The available configurations for the multicomponent solid solution are generated by employing the special quasirandom structures (SQS) generation code implemented in the Alloy Theoretic Automated Toolkit (ATAT) package^{51 (link)}, which allows for the simulation of disordered crystallines by sampling on supercells with varied shapes and randomized occupations on the RE cationic sites (Supplementary Fig. 6a). Supercells with 88 lattice sites are used to construct the β-type and γ-type (RE^I_0.25RE^II_0.25RE^III_0.25RE^IV_0.25)₂Si₂O₇ systems, corresponding to four times of the minimum cell size necessary to reproduce the required stoichiometry.
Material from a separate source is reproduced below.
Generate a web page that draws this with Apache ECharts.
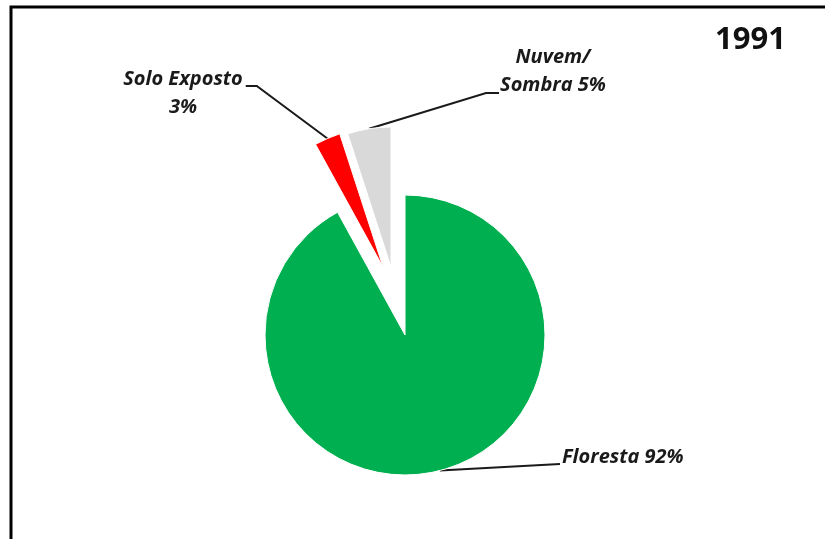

The configuration ensembles are constructed to include 558 unique configurations for the β-type (RE^I_0.25RE^II_0.25RE^III_0.25RE^IV_0.25)₂Si₂O₇, and 319 for the γ-type structures. Details on the stochastic generation of configuration ensembles, as well as the convergence test on the size of configuration ensembles, are presented in the Supplementary Note 6 and Supplementary Fig. 10.